Saturn has its rings, Mars has its rusty landscape, Earth has its whales, water, and wi-fi…and Jupiter has its Great Red Spot. The giant gas planet’s enormous orange storm—once over twice the diameter of Earth but today “only” about 1.3 times as wide—is one of the most distinctive planetary features in our Solar System. It’s so well-known that even young children are sure to include its orangey oval when drawing Jupiter!
But as famous as it is, there’s a lot we still don’t know about Jupiter’s giant storm. NASA’s Juno spacecraft, launched in August 2011, has now been orbiting Jupiter since July 4, 2016 and has been using its suite of science instruments to investigate the planet’s complex atmosphere like never before possible. Thanks to Juno, for the first time scientists are able to “see” deep below Jupiter’s dense clouds (in microwave wavelengths, that is) and find out what’s happening inside the GRS. What they’ve discovered is a storm hundreds of miles deep with a hot base that powers its winds.
“One of the most basic questions about Jupiter’s Great Red Spot is: how deep are the roots? Juno data indicate that the Solar System’s most famous storm is almost one-and-a-half Earths wide, and has roots that penetrate about 200 miles (300 kilometers) into the planet’s atmosphere.”
— Scott Bolton, Juno principal investigator, SwRI
The video below takes the viewer on a simulated flight into, and then out of, Jupiter’s Great Red Spot. It was created by combining an image from JunoCam with a computer-generated model of Jupiter’s clouds.

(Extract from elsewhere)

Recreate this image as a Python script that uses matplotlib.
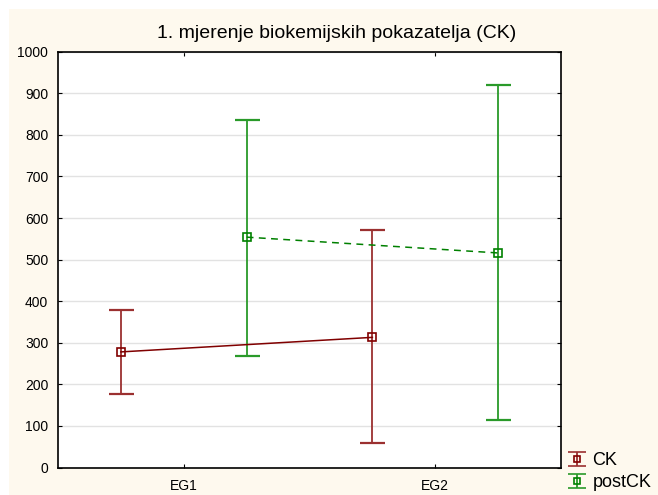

“Juno found that the Great Red Spot’s roots go 50 to 100 times deeper than Earth’s oceans and are warmer at the base than they are at the top,” said Andy Ingersoll, professor of planetary science at Caltech and a Juno co-investigator. “Winds are associated with differences in temperature, and the warmth of the spot’s base explains the ferocious winds we see at the top of the atmosphere.”
Returns of the JEDI
Juno has also “used its JEDI powers” to discover a new radiation zone around Jupiter (as if it needed even more of a radiation environment!) Juno’s JEDI—which stands for Jupiter Energetic Particle Detector Instrument—has detected a belt of high-velocity ions above Jupiter’s equator during its close “perijove” fly-overs (the next of which, P10, will occur on Dec. 16.) The ions are thought to originate as neutral atoms from moons Io and Europa and become energized when they interact with the upper layers of Jupiter’s atmosphere.
“The closer you get to Jupiter, the weirder it gets,” said Heidi Becker, Juno’s radiation monitoring investigation lead at JPL. “We knew the radiation would probably surprise us, but we didn’t think we’d find a new radiation zone that close to the planet.”
Just like its mythological namesake, Juno is demonstrating its amazing ability to reveal the clandestine behaviors of giant Jupiter. It will be interesting to see what 2018 brings with another year of perijove peeks!